**Directive:** All of the material below is to be restated word for word, apart from the pictures.

**Collected material:**
↓
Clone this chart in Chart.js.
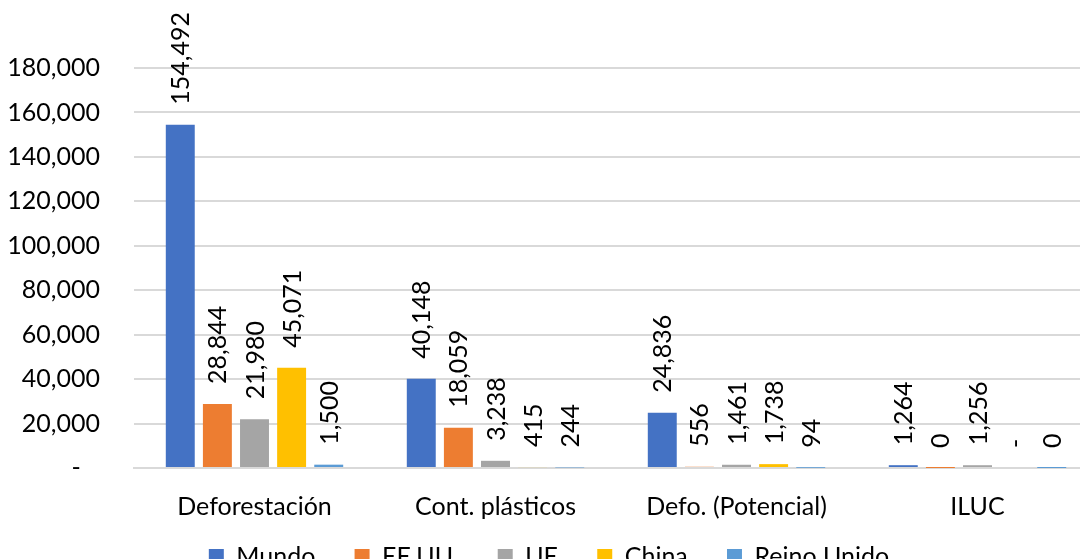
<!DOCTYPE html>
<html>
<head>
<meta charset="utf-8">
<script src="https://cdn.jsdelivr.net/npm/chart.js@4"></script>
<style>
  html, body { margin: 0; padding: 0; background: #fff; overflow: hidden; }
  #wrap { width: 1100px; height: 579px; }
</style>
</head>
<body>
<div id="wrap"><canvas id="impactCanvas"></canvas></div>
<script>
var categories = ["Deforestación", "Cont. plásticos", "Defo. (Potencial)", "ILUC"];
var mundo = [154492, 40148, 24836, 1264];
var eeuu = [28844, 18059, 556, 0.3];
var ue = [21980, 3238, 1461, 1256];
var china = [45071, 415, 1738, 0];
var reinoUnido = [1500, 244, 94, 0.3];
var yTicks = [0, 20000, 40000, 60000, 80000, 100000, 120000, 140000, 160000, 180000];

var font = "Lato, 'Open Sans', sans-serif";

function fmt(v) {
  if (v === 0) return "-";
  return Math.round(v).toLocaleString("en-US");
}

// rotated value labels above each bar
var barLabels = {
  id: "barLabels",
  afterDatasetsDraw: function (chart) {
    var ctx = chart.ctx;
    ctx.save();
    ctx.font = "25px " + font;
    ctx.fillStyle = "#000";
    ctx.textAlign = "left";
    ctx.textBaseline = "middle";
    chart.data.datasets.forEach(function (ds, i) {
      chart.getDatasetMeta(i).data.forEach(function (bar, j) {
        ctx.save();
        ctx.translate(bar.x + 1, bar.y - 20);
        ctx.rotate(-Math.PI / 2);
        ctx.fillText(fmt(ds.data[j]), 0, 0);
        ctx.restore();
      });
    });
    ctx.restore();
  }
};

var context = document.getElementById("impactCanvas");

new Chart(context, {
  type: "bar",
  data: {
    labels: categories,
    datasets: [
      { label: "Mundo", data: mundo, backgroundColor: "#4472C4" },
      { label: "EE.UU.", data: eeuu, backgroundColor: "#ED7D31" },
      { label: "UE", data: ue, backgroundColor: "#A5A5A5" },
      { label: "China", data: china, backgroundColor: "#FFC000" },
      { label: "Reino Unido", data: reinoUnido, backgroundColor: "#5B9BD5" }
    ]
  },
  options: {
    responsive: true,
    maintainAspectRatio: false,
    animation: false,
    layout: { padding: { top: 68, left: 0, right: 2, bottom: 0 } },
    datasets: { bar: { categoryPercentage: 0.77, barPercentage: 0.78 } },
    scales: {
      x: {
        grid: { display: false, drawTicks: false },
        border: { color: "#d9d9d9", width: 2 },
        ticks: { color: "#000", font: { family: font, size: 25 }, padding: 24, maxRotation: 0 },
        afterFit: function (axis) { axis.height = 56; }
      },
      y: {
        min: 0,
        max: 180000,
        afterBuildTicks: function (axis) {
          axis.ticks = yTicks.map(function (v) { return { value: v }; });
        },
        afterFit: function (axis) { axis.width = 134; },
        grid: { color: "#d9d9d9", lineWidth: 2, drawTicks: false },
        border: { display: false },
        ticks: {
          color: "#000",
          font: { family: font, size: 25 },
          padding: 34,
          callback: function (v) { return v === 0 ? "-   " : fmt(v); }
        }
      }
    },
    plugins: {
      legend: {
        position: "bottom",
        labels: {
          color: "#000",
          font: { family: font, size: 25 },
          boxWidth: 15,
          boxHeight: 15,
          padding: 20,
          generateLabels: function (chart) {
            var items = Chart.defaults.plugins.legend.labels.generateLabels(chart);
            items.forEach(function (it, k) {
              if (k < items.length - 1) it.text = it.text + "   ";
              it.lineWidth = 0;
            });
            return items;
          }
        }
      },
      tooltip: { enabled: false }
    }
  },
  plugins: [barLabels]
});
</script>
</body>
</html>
↑
**Written solution:**
Clone this chart in Chart.js.
<!DOCTYPE html>
<html>
<head>
<meta charset="utf-8">
<script src="https://cdn.jsdelivr.net/npm/chart.js@4"></script>
<style>
  html, body { margin: 0; padding: 0; background: #fff; overflow: hidden; }
  #wrap { width: 1100px; height: 579px; }
</style>
</head>
<body>
<div id="wrap"><canvas id="impactCanvas"></canvas></div>
<script>
var categories = ["Deforestación", "Cont. plásticos", "Defo. (Potencial)", "ILUC"];
var mundo = [154492, 40148, 24836, 1264];
var eeuu = [28844, 18059, 556, 0.3];
var ue = [21980, 3238, 1461, 1256];
var china = [45071, 415, 1738, 0];
var reinoUnido = [1500, 244, 94, 0.3];
var yTicks = [0, 20000, 40000, 60000, 80000, 100000, 120000, 140000, 160000, 180000];

var font = "Lato, 'Open Sans', sans-serif";

function fmt(v) {
  if (v === 0) return "-";
  return Math.round(v).toLocaleString("en-US");
}

// rotated value labels above each bar
var barLabels = {
  id: "barLabels",
  afterDatasetsDraw: function (chart) {
    var ctx = chart.ctx;
    ctx.save();
    ctx.font = "25px " + font;
    ctx.fillStyle = "#000";
    ctx.textAlign = "left";
    ctx.textBaseline = "middle";
    chart.data.datasets.forEach(function (ds, i) {
      chart.getDatasetMeta(i).data.forEach(function (bar, j) {
        ctx.save();
        ctx.translate(bar.x + 1, bar.y - 20);
        ctx.rotate(-Math.PI / 2);
        ctx.fillText(fmt(ds.data[j]), 0, 0);
        ctx.restore();
      });
    });
    ctx.restore();
  }
};

var context = document.getElementById("impactCanvas");

new Chart(context, {
  type: "bar",
  data: {
    labels: categories,
    datasets: [
      { label: "Mundo", data: mundo, backgroundColor: "#4472C4" },
      { label: "EE.UU.", data: eeuu, backgroundColor: "#ED7D31" },
      { label: "UE", data: ue, backgroundColor: "#A5A5A5" },
      { label: "China", data: china, backgroundColor: "#FFC000" },
      { label: "Reino Unido", data: reinoUnido, backgroundColor: "#5B9BD5" }
    ]
  },
  options: {
    responsive: true,
    maintainAspectRatio: false,
    animation: false,
    layout: { padding: { top: 68, left: 0, right: 2, bottom: 0 } },
    datasets: { bar: { categoryPercentage: 0.77, barPercentage: 0.78 } },
    scales: {
      x: {
        grid: { display: false, drawTicks: false },
        border: { color: "#d9d9d9", width: 2 },
        ticks: { color: "#000", font: { family: font, size: 25 }, padding: 24, maxRotation: 0 },
        afterFit: function (axis) { axis.height = 56; }
      },
      y: {
        min: 0,
        max: 180000,
        afterBuildTicks: function (axis) {
          axis.ticks = yTicks.map(function (v) { return { value: v }; });
        },
        afterFit: function (axis) { axis.width = 134; },
        grid: { color: "#d9d9d9", lineWidth: 2, drawTicks: false },
        border: { display: false },
        ticks: {
          color: "#000",
          font: { family: font, size: 25 },
          padding: 34,
          callback: function (v) { return v === 0 ? "-   " : fmt(v); }
        }
      }
    },
    plugins: {
      legend: {
        position: "bottom",
        labels: {
          color: "#000",
          font: { family: font, size: 25 },
          boxWidth: 15,
          boxHeight: 15,
          padding: 20,
          generateLabels: function (chart) {
            var items = Chart.defaults.plugins.legend.labels.generateLabels(chart);
            items.forEach(function (it, k) {
              if (k < items.length - 1) it.text = it.text + "   ";
              it.lineWidth = 0;
            });
            return items;
          }
        }
      },
      tooltip: { enabled: false }
    }
  },
  plugins: [barLabels]
});
</script>
</body>
</html>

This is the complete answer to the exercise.